Please transcribe the listing below in full and word for word, without its pictures.

> Data shown:
___

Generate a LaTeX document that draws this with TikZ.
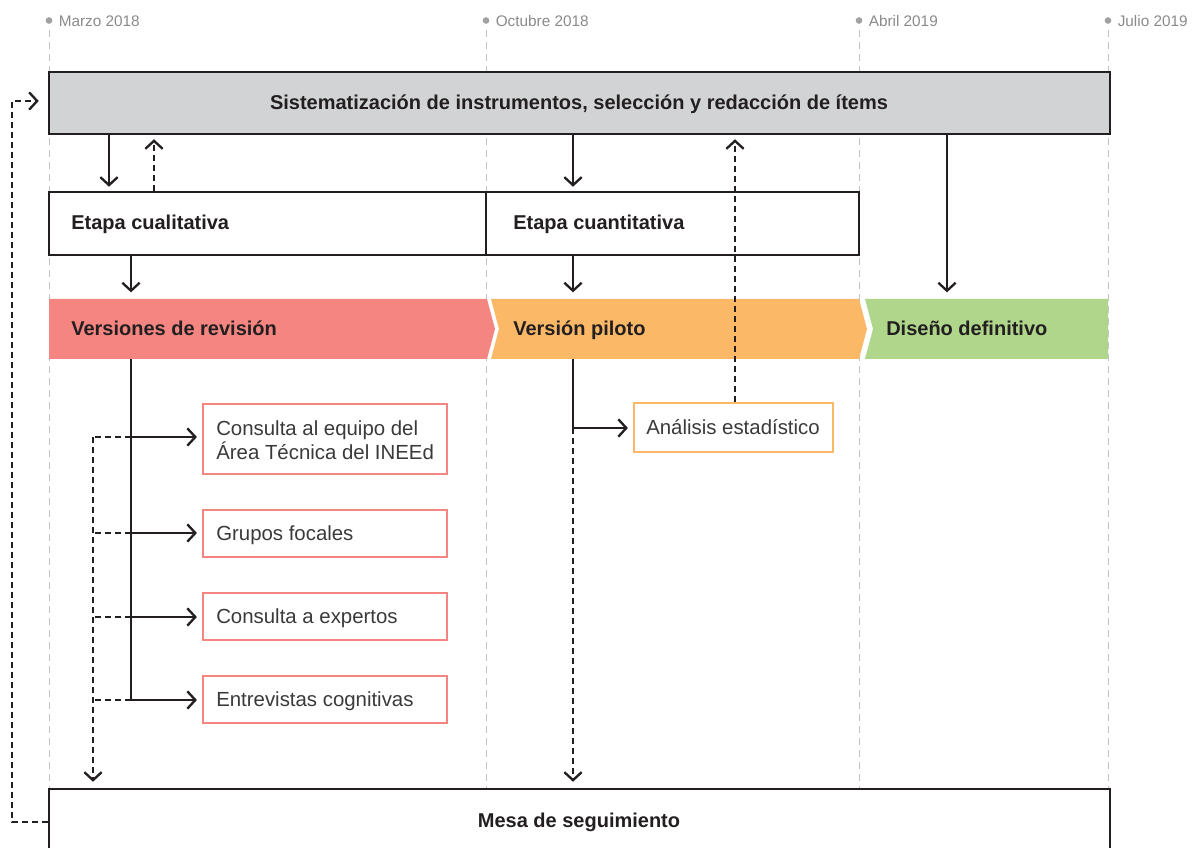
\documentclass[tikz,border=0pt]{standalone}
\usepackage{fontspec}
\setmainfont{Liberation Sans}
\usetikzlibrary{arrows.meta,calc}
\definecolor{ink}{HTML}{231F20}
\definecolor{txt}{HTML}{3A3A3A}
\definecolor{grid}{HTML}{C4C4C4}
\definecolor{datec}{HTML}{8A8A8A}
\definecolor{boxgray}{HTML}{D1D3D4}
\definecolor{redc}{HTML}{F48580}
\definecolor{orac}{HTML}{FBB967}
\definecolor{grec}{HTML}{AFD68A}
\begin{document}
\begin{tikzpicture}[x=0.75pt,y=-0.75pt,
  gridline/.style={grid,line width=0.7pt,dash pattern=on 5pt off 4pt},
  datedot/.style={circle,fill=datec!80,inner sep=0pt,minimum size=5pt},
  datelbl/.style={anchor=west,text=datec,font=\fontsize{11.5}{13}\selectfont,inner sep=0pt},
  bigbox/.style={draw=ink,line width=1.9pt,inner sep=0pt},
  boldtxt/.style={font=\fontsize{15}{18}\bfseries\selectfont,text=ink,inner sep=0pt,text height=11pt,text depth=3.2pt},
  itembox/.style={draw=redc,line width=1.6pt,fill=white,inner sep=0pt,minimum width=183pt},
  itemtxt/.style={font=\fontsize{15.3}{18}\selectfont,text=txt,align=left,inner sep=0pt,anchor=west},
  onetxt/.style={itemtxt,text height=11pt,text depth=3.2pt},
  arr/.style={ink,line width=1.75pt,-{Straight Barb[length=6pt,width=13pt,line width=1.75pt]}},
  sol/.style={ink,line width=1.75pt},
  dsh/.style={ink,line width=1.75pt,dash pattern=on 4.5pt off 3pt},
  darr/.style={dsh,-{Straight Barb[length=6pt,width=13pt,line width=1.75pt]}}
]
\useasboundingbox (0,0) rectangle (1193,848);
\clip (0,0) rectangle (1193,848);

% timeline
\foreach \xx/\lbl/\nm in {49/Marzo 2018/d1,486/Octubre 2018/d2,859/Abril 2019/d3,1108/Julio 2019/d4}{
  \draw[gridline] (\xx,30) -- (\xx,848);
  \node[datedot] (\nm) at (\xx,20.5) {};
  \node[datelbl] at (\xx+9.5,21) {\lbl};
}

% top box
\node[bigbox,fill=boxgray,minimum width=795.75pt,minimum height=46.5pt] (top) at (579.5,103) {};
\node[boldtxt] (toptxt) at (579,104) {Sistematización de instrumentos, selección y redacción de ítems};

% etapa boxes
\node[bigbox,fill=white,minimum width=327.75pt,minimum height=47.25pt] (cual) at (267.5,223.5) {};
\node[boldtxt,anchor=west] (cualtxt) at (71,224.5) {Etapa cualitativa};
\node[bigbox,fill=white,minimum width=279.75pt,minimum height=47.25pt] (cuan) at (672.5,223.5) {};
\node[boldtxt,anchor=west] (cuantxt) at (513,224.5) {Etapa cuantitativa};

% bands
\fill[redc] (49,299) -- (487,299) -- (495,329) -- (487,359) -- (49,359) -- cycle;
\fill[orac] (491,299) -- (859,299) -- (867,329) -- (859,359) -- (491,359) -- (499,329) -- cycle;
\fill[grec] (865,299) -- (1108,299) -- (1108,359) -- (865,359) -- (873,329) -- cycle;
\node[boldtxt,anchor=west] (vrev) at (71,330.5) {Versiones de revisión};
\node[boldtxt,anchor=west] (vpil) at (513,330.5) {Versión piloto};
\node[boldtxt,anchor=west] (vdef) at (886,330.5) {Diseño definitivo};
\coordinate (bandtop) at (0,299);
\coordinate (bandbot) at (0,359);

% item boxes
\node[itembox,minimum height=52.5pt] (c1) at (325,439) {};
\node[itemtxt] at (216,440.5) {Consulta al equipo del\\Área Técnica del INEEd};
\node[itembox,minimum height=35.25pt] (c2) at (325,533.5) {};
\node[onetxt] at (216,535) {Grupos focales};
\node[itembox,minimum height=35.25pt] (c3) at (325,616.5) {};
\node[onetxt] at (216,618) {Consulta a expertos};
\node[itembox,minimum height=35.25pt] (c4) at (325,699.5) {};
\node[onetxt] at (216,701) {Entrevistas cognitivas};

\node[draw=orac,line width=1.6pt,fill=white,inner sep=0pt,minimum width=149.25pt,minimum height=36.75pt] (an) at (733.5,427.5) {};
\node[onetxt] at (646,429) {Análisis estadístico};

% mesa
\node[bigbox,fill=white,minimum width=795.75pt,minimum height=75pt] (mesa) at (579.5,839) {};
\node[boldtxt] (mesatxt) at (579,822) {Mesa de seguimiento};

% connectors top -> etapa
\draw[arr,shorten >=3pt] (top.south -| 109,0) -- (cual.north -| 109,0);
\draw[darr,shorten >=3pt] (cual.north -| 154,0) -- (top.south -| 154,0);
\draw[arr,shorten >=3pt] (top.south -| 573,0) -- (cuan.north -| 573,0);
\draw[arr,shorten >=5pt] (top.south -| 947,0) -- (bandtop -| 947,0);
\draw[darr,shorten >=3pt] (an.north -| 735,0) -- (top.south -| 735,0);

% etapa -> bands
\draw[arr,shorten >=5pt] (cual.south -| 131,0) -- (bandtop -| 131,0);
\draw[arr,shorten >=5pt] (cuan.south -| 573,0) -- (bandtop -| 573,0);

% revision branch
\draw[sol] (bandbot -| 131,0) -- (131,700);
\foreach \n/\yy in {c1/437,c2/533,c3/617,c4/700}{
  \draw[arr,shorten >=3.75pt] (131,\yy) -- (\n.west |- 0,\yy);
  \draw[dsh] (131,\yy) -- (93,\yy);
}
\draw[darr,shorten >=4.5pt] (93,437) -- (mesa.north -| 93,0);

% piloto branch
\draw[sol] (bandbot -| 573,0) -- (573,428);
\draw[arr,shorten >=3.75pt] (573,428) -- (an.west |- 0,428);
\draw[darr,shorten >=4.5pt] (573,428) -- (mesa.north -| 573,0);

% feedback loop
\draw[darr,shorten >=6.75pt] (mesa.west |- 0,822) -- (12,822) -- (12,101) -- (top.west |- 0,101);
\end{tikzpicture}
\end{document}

___

> Completed task:
Generate a LaTeX document that draws this with TikZ.
\documentclass[tikz,border=0pt]{standalone}
\usepackage{fontspec}
\setmainfont{Liberation Sans}
\usetikzlibrary{arrows.meta,calc}
\definecolor{ink}{HTML}{231F20}
\definecolor{txt}{HTML}{3A3A3A}
\definecolor{grid}{HTML}{C4C4C4}
\definecolor{datec}{HTML}{8A8A8A}
\definecolor{boxgray}{HTML}{D1D3D4}
\definecolor{redc}{HTML}{F48580}
\definecolor{orac}{HTML}{FBB967}
\definecolor{grec}{HTML}{AFD68A}
\begin{document}
\begin{tikzpicture}[x=0.75pt,y=-0.75pt,
  gridline/.style={grid,line width=0.7pt,dash pattern=on 5pt off 4pt},
  datedot/.style={circle,fill=datec!80,inner sep=0pt,minimum size=5pt},
  datelbl/.style={anchor=west,text=datec,font=\fontsize{11.5}{13}\selectfont,inner sep=0pt},
  bigbox/.style={draw=ink,line width=1.9pt,inner sep=0pt},
  boldtxt/.style={font=\fontsize{15}{18}\bfseries\selectfont,text=ink,inner sep=0pt,text height=11pt,text depth=3.2pt},
  itembox/.style={draw=redc,line width=1.6pt,fill=white,inner sep=0pt,minimum width=183pt},
  itemtxt/.style={font=\fontsize{15.3}{18}\selectfont,text=txt,align=left,inner sep=0pt,anchor=west},
  onetxt/.style={itemtxt,text height=11pt,text depth=3.2pt},
  arr/.style={ink,line width=1.75pt,-{Straight Barb[length=6pt,width=13pt,line width=1.75pt]}},
  sol/.style={ink,line width=1.75pt},
  dsh/.style={ink,line width=1.75pt,dash pattern=on 4.5pt off 3pt},
  darr/.style={dsh,-{Straight Barb[length=6pt,width=13pt,line width=1.75pt]}}
]
\useasboundingbox (0,0) rectangle (1193,848);
\clip (0,0) rectangle (1193,848);

% timeline
\foreach \xx/\lbl/\nm in {49/Marzo 2018/d1,486/Octubre 2018/d2,859/Abril 2019/d3,1108/Julio 2019/d4}{
  \draw[gridline] (\xx,30) -- (\xx,848);
  \node[datedot] (\nm) at (\xx,20.5) {};
  \node[datelbl] at (\xx+9.5,21) {\lbl};
}

% top box
\node[bigbox,fill=boxgray,minimum width=795.75pt,minimum height=46.5pt] (top) at (579.5,103) {};
\node[boldtxt] (toptxt) at (579,104) {Sistematización de instrumentos, selección y redacción de ítems};

% etapa boxes
\node[bigbox,fill=white,minimum width=327.75pt,minimum height=47.25pt] (cual) at (267.5,223.5) {};
\node[boldtxt,anchor=west] (cualtxt) at (71,224.5) {Etapa cualitativa};
\node[bigbox,fill=white,minimum width=279.75pt,minimum height=47.25pt] (cuan) at (672.5,223.5) {};
\node[boldtxt,anchor=west] (cuantxt) at (513,224.5) {Etapa cuantitativa};

% bands
\fill[redc] (49,299) -- (487,299) -- (495,329) -- (487,359) -- (49,359) -- cycle;
\fill[orac] (491,299) -- (859,299) -- (867,329) -- (859,359) -- (491,359) -- (499,329) -- cycle;
\fill[grec] (865,299) -- (1108,299) -- (1108,359) -- (865,359) -- (873,329) -- cycle;
\node[boldtxt,anchor=west] (vrev) at (71,330.5) {Versiones de revisión};
\node[boldtxt,anchor=west] (vpil) at (513,330.5) {Versión piloto};
\node[boldtxt,anchor=west] (vdef) at (886,330.5) {Diseño definitivo};
\coordinate (bandtop) at (0,299);
\coordinate (bandbot) at (0,359);

% item boxes
\node[itembox,minimum height=52.5pt] (c1) at (325,439) {};
\node[itemtxt] at (216,440.5) {Consulta al equipo del\\Área Técnica del INEEd};
\node[itembox,minimum height=35.25pt] (c2) at (325,533.5) {};
\node[onetxt] at (216,535) {Grupos focales};
\node[itembox,minimum height=35.25pt] (c3) at (325,616.5) {};
\node[onetxt] at (216,618) {Consulta a expertos};
\node[itembox,minimum height=35.25pt] (c4) at (325,699.5) {};
\node[onetxt] at (216,701) {Entrevistas cognitivas};

\node[draw=orac,line width=1.6pt,fill=white,inner sep=0pt,minimum width=149.25pt,minimum height=36.75pt] (an) at (733.5,427.5) {};
\node[onetxt] at (646,429) {Análisis estadístico};

% mesa
\node[bigbox,fill=white,minimum width=795.75pt,minimum height=75pt] (mesa) at (579.5,839) {};
\node[boldtxt] (mesatxt) at (579,822) {Mesa de seguimiento};

% connectors top -> etapa
\draw[arr,shorten >=3pt] (top.south -| 109,0) -- (cual.north -| 109,0);
\draw[darr,shorten >=3pt] (cual.north -| 154,0) -- (top.south -| 154,0);
\draw[arr,shorten >=3pt] (top.south -| 573,0) -- (cuan.north -| 573,0);
\draw[arr,shorten >=5pt] (top.south -| 947,0) -- (bandtop -| 947,0);
\draw[darr,shorten >=3pt] (an.north -| 735,0) -- (top.south -| 735,0);

% etapa -> bands
\draw[arr,shorten >=5pt] (cual.south -| 131,0) -- (bandtop -| 131,0);
\draw[arr,shorten >=5pt] (cuan.south -| 573,0) -- (bandtop -| 573,0);

% revision branch
\draw[sol] (bandbot -| 131,0) -- (131,700);
\foreach \n/\yy in {c1/437,c2/533,c3/617,c4/700}{
  \draw[arr,shorten >=3.75pt] (131,\yy) -- (\n.west |- 0,\yy);
  \draw[dsh] (131,\yy) -- (93,\yy);
}
\draw[darr,shorten >=4.5pt] (93,437) -- (mesa.north -| 93,0);

% piloto branch
\draw[sol] (bandbot -| 573,0) -- (573,428);
\draw[arr,shorten >=3.75pt] (573,428) -- (an.west |- 0,428);
\draw[darr,shorten >=4.5pt] (573,428) -- (mesa.north -| 573,0);

% feedback loop
\draw[darr,shorten >=6.75pt] (mesa.west |- 0,822) -- (12,822) -- (12,101) -- (top.west |- 0,101);
\end{tikzpicture}
\end{document}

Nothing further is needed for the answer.